Halle Berry is fellow hitman, Sofia. Obviously old friends with Wick, she shoots him in greeting. Yes, Berry’s first shot in the film is her first shot at Keanu – hitting him in the shoulder of his armored jacket. Did she know it was armored? If so, why shoot? If she didn’t know it was armored, was she trying to kill him, and if so, why did she shoot only once? It makes zero sense. Until you realize it’s just another emasculation device: to establish Sofia as “equal” to Wick, they had to make her “dominant” first. That’s just how it is in this gutless double-standard society.
Wick presents Sofia with his “marker” – a medallion that marks a past favor (he delivered her daughter to safety from the underworld). He seeks a favor in return – guide him closer to the High Table. This scene makes Wick look unprincipled, because he is relying on the same protocols he disparaged in the previous movie. When D’Antonio wanted a return favor from Wick, Wick blew off D’Antonio’s marker, citing he was “out of the business.” But now Wick uses this exact same device to call in a favor – in a business he wants no part of. Halle accepts, because Keanu is sexy with that three-day growth an’ all.
The inclusion of Berry dilutes the movie’s dynamic even more. Up to this point, Wick is undisputed master at his craft of flopsy-haired Keanu-kwon-do. But for the sake of SJWs everywhere, Sofia is presented as a female Wick (because sisters are doing it for themselves, right?), and when Wick and Sofia storm a High Table stronghold with that same combat style, every time the camera focuses on Berry, we wonder why we’re here. Because the focus has always been on Wick’s wondrously inventive moves – and he’s way over there out of focus. It’s not called WICK AND SOFIA – why do I care how proficient Sofia is? Pandering to social justice snivelers, Sofia also owns two cute Alsatians that she brings into battle, that always go for the balls. Oh yes please! Now that we’re here, we might as well go all the way with the emasculation metaphors… When Sofia eventually disappears from the plot, I breathed a sigh of relief and took my hands off my groin.

Bitch-fu.
Speaking of ladies—er, or maybe men, Asia Kate Dillon (who in real life identifies as “non-binary”) authoritatively transmigrates into the Hotel Continental one day, introducing herself—uh, himself—uh, itself, as The Adjudicator. Representing the High Table, she/he/it declares Winston’s Continental “deconsecrated,” further doling out punishment to Bowery King, The Director and anyone else who offered succor for Wick during his excommunication. It thickens the plot, while addressing, subverting and causing sexism all at the same time.
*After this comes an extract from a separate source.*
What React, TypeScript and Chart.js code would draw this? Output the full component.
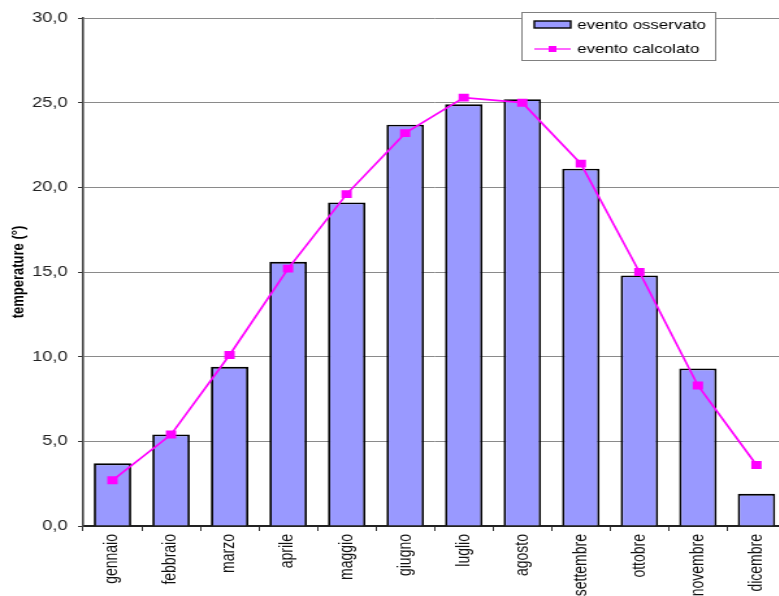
import React, { useEffect, useRef } from "react";
import { Chart, registerables } from "chart.js";

Chart.register(...registerables);

const months = [
  "gennaio", "febbraio", "marzo", "aprile", "maggio", "giugno",
  "luglio", "agosto", "settembre", "ottobre", "novembre", "dicembre",
];
const observed = [3.7, 5.4, 9.4, 15.6, 19.1, 23.7, 24.9, 25.2, 21.1, 14.8, 9.3, 1.9];
const calculated = [2.7, 5.4, 10.1, 15.2, 19.6, 23.2, 25.3, 25.0, 21.4, 15.0, 8.3, 3.6];
const seriesNames = ["evento osservato", "evento calcolato"];
const yTitle = "temperature (°)";
const yMin = 0;
const yMax = 30;
const yStep = 5;

const STRETCH = 1.3;
const CW = 610;
const CH = 596;
const FONT = "'Liberation Sans', Arial, sans-serif";
const BAR_FILL = "#9999FF";
const LINE_COLOR = "#FF00FF";

const legendBox = {
  id: "legendBox",
  afterDraw(chart: any) {
    const ctx = chart.ctx;
    const x0 = 401;
    const y0 = 12;
    const w = 150;
    const h = 49;
    ctx.save();
    ctx.fillStyle = "#ffffff";
    ctx.fillRect(x0, y0, w, h);
    ctx.strokeStyle = "#808080";
    ctx.lineWidth = 1;
    ctx.strokeRect(x0 + 0.5, y0 + 0.5, w - 1, h - 1);
    // bar swatch
    ctx.fillStyle = BAR_FILL;
    ctx.fillRect(x0 + 10, y0 + 9, 28, 7);
    ctx.strokeStyle = "#000";
    ctx.lineWidth = 1.4;
    ctx.strokeRect(x0 + 10, y0 + 9, 28, 7);
    // line swatch
    const ly = y0 + 37;
    ctx.strokeStyle = LINE_COLOR;
    ctx.lineWidth = 1.2;
    ctx.beginPath();
    ctx.moveTo(x0 + 10, ly);
    ctx.lineTo(x0 + 38, ly);
    ctx.stroke();
    ctx.fillStyle = LINE_COLOR;
    ctx.fillRect(x0 + 24 - 3, ly - 3, 6, 6);
    // text
    ctx.fillStyle = "#000";
    ctx.font = `13px ${FONT}`;
    ctx.textBaseline = "middle";
    ctx.textAlign = "left";
    ctx.fillText(seriesNames[0], x0 + 43, y0 + 13);
    ctx.fillText(seriesNames[1], x0 + 43, ly);
    ctx.restore();
  },
};

export default function App() {
  const ref = useRef<HTMLCanvasElement | null>(null);

  useEffect(() => {
    if (!ref.current) return;
    const chart = new Chart(ref.current, {
      type: "bar",
      data: {
        labels: months,
        datasets: [
          {
            type: "line",
            label: seriesNames[1],
            data: calculated,
            borderColor: LINE_COLOR,
            backgroundColor: LINE_COLOR,
            borderWidth: 1.7,
            pointStyle: "rect",
            pointRadius: 5.6,
            pointBorderWidth: 0,
            pointBackgroundColor: LINE_COLOR,
            tension: 0,
            order: 0,
          } as any,
          {
            type: "bar",
            label: seriesNames[0],
            data: observed,
            backgroundColor: BAR_FILL,
            borderColor: "#000000",
            borderWidth: 1.8,
            barPercentage: 0.64,
            categoryPercentage: 1,
            order: 1,
          },
        ],
      },
      options: {
        responsive: false,
        animation: false,
        devicePixelRatio: 1,
        layout: { padding: { top: 18, right: 2, left: 0, bottom: 0 } },
        plugins: {
          legend: { display: false },
          tooltip: { enabled: false },
        },
        scales: {
          x: {
            grid: {
              display: true,
              drawOnChartArea: false,
              drawTicks: true,
              tickLength: 5,
              tickColor: "#333",
              offset: true,
            },
            border: { display: true, color: "#222", width: 2 },
            ticks: {
              autoSkip: false,
              maxRotation: 90,
              minRotation: 90,
              padding: 3,
              color: "#111",
              font: { family: FONT, size: 14 },
            },
            afterFit: (scale: any) => {
              scale.height = 70;
            },
          },
          y: {
            min: yMin,
            max: yMax,
            grid: {
              color: "#8a8a8a",
              lineWidth: 1,
              tickColor: "#333",
              tickLength: 4,
            },
            border: { display: true, color: "#444", width: 1.6 },
            ticks: {
              stepSize: yStep,
              padding: 8,
              color: "#222",
              font: { family: FONT, size: 14 },
              callback: (v: any) => Number(v).toFixed(1).replace(".", ","),
            },
            title: {
              display: true,
              text: yTitle,
              color: "#000",
              font: { family: FONT, size: 13, weight: "bold" },
              padding: { top: 7, bottom: 0 },
            },
            afterFit: (scale: any) => {
              scale.width = 64;
            },
          },
        },
      },
      plugins: [legendBox],
    });
    return () => chart.destroy();
  }, []);

  return (
    <div
      style={{
        position: "fixed",
        left: 0,
        top: 0,
        width: 779,
        height: 596,
        overflow: "hidden",
        background: "#fff",
      }}
    >
      <canvas
        ref={ref}
        width={CW}
        height={CH}
        style={{
          display: "block",
          width: CW,
          height: CH,
          transform: `scaleX(${STRETCH})`,
          transformOrigin: "0 0",
        }}
      />
    </div>
  );
}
Saïd Taghmaoui is chilling as the Elder that bestows on Wick a terrible penance. Again, Wick seems intent on getting back “in,” to the point where his sacrifices outweigh his reasons for being “out.” He says he wants to stay alive for the memory of his wife, which is almost as weak sauce as George Lucas’s, “She lost the will to live.”
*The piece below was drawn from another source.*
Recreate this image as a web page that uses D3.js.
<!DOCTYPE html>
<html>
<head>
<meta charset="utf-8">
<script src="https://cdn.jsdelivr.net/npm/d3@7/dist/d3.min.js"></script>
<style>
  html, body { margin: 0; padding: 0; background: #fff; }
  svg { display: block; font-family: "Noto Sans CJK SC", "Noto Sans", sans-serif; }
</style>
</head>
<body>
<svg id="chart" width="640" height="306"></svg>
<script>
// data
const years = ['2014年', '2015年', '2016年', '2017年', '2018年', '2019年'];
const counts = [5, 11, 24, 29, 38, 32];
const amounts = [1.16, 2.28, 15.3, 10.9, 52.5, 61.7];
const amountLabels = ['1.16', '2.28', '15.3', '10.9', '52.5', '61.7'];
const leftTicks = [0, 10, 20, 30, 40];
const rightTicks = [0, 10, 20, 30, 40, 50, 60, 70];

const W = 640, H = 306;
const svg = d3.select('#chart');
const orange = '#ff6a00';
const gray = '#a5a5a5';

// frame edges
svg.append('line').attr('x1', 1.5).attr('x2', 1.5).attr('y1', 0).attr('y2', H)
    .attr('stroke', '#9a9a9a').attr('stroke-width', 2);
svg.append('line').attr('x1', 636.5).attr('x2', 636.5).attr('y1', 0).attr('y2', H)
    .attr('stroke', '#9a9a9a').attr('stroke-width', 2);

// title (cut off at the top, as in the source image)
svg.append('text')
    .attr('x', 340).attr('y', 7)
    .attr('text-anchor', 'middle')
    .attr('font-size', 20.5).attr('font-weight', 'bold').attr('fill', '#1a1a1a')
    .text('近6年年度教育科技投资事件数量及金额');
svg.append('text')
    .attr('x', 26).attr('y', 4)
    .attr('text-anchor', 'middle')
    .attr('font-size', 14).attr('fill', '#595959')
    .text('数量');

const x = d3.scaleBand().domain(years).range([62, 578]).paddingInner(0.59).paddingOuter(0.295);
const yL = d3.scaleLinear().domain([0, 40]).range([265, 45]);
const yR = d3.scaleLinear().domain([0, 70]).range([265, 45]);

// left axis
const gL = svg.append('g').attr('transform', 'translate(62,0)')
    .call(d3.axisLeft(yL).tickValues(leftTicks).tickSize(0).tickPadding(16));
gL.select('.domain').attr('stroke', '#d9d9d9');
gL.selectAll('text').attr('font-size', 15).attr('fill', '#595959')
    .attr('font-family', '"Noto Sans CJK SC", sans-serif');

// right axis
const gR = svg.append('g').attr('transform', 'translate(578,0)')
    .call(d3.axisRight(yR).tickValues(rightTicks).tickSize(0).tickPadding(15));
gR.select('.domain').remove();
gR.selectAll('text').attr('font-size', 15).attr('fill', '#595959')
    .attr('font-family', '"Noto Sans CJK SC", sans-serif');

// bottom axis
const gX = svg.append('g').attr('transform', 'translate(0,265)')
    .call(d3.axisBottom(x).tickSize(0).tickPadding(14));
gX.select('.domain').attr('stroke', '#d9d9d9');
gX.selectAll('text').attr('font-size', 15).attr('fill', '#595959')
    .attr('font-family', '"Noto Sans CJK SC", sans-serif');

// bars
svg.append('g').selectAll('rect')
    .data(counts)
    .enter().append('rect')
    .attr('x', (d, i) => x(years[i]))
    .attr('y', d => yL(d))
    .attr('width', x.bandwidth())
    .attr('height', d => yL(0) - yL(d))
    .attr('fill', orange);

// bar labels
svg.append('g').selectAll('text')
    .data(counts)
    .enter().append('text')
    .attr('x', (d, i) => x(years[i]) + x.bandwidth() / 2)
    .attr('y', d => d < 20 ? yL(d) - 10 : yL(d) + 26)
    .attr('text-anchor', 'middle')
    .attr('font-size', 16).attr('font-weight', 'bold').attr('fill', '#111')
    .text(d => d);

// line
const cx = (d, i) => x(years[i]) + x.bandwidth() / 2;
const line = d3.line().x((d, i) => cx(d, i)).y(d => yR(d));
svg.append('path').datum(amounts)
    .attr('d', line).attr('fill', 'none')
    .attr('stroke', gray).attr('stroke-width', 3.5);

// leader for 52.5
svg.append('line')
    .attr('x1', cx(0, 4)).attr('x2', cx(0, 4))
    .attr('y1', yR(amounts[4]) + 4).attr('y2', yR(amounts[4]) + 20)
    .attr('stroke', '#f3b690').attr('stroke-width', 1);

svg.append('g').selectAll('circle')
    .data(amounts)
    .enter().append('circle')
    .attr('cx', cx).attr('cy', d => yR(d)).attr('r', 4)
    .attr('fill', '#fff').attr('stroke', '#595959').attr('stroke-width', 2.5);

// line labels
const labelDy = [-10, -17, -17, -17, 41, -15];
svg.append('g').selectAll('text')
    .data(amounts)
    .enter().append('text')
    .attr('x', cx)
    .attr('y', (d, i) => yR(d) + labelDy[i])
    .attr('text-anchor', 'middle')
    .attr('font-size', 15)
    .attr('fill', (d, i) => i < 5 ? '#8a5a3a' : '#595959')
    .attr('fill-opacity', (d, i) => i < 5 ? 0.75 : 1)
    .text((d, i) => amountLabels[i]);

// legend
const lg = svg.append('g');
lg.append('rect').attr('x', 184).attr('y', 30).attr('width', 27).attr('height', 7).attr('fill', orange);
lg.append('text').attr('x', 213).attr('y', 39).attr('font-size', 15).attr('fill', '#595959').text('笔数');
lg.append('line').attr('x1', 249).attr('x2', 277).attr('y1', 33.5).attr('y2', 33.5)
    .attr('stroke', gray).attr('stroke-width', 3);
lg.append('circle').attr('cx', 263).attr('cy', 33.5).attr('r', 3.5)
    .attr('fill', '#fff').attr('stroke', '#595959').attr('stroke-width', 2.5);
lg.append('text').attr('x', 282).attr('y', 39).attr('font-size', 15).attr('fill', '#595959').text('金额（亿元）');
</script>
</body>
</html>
Of course, you don’t watch a JOHN WICK movie to assess its plot points or rate its sexism – you watch it to marvel at the combat, and PARABELLUM’s plot jets us from one combat scene to the next. Though each combat scene is as interesting and unique as possible (gun-fu, motorbike-fu, horse-fu, mirror-fu, LGBTQ-fu, etc.), the very fact there are so many scenes of combat does become tiresome. The hand-to-hand training and expertise is on full display, with each scene framed in an artsy swirl, yet sometimes our inner voice wants to yell at Wick’s assailants: “You guys ever heard of sniping?”
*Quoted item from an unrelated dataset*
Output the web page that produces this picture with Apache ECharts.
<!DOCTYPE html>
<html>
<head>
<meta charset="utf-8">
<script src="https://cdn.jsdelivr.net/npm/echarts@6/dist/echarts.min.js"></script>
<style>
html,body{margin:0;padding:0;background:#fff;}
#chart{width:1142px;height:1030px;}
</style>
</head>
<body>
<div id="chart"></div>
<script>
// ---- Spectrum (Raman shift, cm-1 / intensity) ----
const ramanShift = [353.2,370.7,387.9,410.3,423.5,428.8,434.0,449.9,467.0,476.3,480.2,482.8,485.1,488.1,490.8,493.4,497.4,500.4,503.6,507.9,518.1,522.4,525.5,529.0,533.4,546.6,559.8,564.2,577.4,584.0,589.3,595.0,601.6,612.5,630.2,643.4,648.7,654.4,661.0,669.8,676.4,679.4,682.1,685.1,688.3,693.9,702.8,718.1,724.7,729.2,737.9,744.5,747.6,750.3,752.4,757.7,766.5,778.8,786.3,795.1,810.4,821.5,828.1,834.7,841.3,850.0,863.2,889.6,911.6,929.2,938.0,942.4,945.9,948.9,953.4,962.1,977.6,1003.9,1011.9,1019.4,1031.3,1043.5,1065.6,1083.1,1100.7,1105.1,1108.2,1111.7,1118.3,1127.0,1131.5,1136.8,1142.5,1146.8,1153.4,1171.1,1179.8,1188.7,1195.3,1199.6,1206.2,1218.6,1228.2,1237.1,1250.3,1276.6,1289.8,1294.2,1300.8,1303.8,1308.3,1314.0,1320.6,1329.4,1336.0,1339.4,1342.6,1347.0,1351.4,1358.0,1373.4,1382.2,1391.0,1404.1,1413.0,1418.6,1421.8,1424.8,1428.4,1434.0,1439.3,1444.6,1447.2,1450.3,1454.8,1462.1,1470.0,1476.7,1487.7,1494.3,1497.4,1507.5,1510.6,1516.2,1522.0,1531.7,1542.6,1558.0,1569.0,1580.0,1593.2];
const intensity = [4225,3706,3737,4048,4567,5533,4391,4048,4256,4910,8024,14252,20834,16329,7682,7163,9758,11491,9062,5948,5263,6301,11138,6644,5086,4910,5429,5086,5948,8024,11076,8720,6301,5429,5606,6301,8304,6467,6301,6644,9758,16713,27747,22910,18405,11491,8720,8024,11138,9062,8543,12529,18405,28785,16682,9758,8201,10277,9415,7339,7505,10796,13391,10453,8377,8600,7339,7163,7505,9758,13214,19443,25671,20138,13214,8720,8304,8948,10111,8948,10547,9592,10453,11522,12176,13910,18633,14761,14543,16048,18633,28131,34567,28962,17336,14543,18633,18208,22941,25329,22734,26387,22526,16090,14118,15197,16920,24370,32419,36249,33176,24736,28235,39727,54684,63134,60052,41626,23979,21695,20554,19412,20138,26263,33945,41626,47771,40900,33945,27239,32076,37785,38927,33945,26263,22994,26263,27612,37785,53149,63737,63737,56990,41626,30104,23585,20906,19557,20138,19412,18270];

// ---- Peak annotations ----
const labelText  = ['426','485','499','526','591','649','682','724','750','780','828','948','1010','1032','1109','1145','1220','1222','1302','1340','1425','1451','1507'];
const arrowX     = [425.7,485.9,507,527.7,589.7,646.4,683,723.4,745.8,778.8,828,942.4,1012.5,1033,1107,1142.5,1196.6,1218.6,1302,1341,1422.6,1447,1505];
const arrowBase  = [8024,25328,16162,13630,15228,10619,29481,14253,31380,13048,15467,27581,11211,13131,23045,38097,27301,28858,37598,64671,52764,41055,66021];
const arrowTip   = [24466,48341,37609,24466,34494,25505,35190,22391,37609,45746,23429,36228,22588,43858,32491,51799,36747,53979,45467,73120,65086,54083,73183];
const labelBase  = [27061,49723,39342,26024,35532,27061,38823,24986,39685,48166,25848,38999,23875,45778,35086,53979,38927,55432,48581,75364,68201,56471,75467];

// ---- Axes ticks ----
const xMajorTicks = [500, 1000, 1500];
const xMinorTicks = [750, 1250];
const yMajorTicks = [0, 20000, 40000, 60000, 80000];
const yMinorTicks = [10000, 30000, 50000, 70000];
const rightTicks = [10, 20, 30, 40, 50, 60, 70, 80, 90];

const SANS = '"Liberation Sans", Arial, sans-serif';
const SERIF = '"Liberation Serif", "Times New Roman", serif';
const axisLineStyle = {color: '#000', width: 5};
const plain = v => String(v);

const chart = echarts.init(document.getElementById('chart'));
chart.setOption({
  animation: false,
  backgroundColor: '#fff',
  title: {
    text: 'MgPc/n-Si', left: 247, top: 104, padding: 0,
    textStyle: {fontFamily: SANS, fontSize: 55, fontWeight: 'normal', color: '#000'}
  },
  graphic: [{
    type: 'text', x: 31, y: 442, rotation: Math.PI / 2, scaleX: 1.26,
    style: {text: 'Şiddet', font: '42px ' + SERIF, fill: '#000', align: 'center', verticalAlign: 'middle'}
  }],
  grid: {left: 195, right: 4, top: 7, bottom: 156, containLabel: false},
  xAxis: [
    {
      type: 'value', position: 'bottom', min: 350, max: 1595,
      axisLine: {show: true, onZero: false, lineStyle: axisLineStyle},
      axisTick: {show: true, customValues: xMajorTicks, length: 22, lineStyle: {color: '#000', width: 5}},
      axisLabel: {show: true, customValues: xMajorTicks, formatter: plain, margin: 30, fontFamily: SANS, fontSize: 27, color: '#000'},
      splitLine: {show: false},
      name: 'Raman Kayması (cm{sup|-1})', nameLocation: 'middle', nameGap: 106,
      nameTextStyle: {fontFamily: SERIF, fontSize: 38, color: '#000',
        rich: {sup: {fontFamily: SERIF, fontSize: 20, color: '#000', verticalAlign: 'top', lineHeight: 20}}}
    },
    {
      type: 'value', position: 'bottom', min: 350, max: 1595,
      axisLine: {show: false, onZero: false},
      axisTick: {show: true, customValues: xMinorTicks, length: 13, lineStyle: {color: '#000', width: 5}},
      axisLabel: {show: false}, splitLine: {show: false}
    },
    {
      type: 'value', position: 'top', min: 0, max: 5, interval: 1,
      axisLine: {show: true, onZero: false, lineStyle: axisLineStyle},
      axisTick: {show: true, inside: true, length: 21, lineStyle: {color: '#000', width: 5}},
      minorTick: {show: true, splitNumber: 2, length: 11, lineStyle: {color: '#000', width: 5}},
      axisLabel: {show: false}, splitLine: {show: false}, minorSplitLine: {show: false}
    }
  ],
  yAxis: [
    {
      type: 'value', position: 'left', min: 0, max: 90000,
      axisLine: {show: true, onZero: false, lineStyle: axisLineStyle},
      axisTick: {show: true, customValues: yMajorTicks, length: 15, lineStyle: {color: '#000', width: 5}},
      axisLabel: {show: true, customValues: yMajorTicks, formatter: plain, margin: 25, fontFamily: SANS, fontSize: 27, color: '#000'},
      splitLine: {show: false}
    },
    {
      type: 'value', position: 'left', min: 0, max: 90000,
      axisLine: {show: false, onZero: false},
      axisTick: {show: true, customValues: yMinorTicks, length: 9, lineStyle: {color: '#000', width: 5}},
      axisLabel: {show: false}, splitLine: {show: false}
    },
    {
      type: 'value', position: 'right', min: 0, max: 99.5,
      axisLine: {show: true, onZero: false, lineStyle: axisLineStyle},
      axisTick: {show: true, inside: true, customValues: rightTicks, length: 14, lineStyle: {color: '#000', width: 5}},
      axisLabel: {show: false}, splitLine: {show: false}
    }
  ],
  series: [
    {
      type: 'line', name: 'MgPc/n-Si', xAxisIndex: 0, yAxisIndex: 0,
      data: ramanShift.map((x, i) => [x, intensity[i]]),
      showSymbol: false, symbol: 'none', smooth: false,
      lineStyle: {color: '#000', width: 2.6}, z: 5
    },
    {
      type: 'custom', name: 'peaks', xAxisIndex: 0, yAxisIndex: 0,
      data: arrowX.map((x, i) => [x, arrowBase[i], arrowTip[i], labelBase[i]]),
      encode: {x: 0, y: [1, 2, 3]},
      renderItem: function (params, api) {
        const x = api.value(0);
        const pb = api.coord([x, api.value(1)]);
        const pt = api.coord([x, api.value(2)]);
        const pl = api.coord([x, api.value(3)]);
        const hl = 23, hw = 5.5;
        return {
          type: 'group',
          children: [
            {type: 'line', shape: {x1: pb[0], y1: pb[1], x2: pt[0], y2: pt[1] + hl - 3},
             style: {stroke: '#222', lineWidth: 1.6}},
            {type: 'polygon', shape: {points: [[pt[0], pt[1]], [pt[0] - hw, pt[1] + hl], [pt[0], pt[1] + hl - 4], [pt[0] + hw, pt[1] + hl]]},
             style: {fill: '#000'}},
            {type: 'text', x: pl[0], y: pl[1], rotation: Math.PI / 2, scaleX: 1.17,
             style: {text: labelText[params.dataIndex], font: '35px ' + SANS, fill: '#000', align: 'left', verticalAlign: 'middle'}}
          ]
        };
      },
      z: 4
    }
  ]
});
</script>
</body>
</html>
Only in the last gun-battle does Winston restore a semblance of Wick’s mystique, “And Mr. Wick – do what you do best: hunt.” Keanu uses his exact same lines from THE MATRIX, to proclaim he needs: “Guns. Lots of guns.” And it’s a welcome return to the dynamic displayed in the very first battle in the very first WICK movie, when those masked intruders stalked Wick’s home, and he took them out with the Mozambique Drill and sit-on-my-face-fu.
Even so – this battle is a paradox: Winston asks Wick whether he wants to remain Baba Yaga – the Boogeyman – for eternity, or whether he wants to live in peace outside the business. Wick chooses peace over baba yaga – then goes baba yaga on his assassins. Now, I don’t mind that Wick wants to leave the business – that’s been the Prescribed Hitman Movie Plot for decades now – but you can’t quash “legend”; you can’t just send out a memo saying, “Don’t call me Baba Yaga any more, pretty please.” What does Wick hope to achieve by killing every High Table assassin except becoming a bigger Baba?

Style-fu.
That’s when Winston quotes the Latin adage: “Si vis pacem, para bellum” (“If you want peace, prepare for war”).
PARABELLUM is brought to a shark jump conclusion when The Adjudicator pronounces Winston “re-consecrated” on the strength of irony (i.e. since he armed Wick to annihilate all the High Table soldiers it must prove how devoted he is to keeping his hotel a sacred landmark. Uh, wha–?). Irony, or editing for runtime? And Winston’s solution to ensure John Wick returns for a snatch at the High Table is utterly haphazard, unconsidered and foolhardy, yet played to look canny. Put it this way: the only way Wick survives a fall like that is if he is the Coyote from Roadrunner cartoons.
I guess the upcoming JOHN WICK: CHAPTER FOUR proves conclusively that John Wick is the Coyote from Roadrunner cartoons.